**SUPPLIED INFORMATION**
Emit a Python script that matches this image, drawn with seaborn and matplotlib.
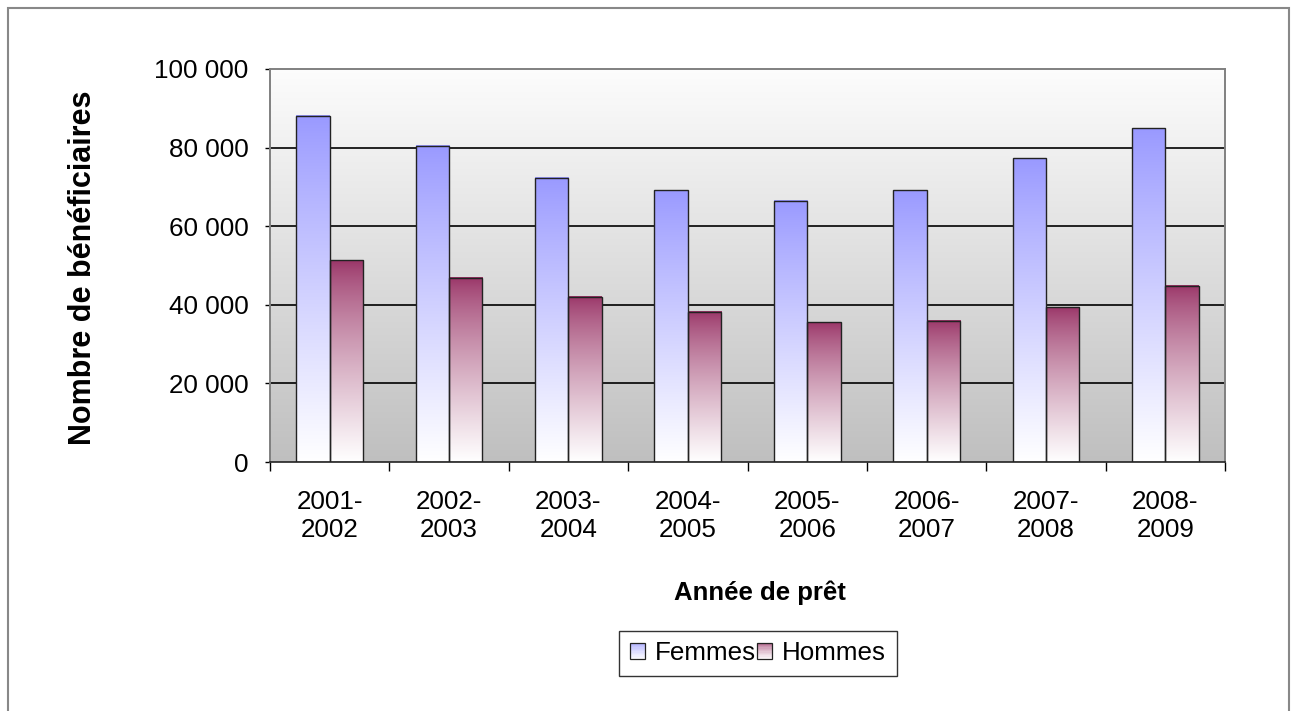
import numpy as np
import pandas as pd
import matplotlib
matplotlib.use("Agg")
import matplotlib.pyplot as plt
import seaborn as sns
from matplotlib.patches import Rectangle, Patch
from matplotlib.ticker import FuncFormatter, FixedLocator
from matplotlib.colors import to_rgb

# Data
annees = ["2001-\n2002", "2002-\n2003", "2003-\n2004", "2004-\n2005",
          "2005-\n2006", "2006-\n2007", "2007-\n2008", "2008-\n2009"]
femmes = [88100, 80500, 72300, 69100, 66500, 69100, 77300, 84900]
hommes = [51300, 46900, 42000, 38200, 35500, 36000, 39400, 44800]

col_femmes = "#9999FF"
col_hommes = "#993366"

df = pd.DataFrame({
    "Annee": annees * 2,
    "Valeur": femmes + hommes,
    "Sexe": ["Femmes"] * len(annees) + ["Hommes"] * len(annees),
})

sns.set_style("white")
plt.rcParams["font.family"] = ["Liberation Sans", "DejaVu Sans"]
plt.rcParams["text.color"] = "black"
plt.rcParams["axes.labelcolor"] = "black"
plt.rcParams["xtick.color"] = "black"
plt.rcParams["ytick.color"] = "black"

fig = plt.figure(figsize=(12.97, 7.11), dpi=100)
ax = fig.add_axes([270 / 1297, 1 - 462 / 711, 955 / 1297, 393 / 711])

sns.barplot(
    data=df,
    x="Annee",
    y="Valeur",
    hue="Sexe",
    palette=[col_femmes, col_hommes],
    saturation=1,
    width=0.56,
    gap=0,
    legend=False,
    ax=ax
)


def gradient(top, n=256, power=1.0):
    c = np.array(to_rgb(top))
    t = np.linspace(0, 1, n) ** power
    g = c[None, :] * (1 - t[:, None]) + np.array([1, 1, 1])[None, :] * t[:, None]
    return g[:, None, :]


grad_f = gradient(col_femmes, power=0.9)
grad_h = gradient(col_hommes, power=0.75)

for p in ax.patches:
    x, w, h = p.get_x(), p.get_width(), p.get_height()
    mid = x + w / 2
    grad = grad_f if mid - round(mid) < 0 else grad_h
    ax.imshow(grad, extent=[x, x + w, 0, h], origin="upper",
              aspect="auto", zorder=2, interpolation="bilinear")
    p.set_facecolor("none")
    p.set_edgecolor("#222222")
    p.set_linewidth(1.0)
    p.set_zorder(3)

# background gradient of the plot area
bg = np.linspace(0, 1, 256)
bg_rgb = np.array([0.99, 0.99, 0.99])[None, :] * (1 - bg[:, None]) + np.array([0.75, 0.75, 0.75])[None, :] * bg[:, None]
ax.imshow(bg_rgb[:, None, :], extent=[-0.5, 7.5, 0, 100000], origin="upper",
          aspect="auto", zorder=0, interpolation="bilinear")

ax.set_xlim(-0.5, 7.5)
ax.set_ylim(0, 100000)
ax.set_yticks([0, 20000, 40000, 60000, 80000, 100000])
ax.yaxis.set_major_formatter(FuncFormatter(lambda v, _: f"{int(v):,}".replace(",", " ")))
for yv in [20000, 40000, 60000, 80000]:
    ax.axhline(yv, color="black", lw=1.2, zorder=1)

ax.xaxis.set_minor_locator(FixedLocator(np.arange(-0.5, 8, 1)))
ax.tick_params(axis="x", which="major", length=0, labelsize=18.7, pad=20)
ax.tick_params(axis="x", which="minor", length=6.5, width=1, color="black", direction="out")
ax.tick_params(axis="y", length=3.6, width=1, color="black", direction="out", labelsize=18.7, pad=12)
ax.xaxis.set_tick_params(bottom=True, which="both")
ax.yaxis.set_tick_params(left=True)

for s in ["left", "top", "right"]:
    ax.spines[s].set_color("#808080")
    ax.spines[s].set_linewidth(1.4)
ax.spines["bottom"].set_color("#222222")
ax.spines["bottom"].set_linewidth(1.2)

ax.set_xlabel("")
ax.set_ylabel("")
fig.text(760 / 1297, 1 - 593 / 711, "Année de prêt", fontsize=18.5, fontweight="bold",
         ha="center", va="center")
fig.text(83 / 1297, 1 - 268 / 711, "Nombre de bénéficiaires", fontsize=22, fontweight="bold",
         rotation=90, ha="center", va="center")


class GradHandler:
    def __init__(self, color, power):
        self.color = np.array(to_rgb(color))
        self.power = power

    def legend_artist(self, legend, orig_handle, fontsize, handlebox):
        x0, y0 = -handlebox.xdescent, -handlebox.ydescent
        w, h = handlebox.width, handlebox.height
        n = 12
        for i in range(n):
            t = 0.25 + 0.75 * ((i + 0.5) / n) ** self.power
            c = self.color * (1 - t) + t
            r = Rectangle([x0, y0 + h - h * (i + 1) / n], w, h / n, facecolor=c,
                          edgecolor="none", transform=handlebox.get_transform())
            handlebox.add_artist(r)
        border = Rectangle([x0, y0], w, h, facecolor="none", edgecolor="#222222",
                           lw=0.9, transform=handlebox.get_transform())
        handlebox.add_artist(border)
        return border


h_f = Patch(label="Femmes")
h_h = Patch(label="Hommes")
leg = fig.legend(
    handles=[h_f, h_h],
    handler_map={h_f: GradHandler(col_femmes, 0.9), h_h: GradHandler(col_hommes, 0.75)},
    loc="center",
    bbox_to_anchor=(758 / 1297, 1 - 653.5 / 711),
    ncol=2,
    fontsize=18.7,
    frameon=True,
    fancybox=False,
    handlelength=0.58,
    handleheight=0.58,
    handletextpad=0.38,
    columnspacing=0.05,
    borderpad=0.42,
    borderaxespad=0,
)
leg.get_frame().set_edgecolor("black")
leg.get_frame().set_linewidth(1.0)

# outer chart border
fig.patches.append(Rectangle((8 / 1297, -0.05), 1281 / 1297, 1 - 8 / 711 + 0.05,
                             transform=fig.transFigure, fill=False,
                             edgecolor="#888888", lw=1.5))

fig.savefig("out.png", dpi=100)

**TASK**
Write out an exact copy of the listing, first line through the line containing "from matplotlib.colors import to_rgb", with the pictures left out.

**THE RESPONSE**
Emit a Python script that matches this image, drawn with seaborn and matplotlib.
import numpy as np
import pandas as pd
import matplotlib
matplotlib.use("Agg")
import matplotlib.pyplot as plt
import seaborn as sns
from matplotlib.patches import Rectangle, Patch
from matplotlib.ticker import FuncFormatter, FixedLocator
from matplotlib.colors import to_rgb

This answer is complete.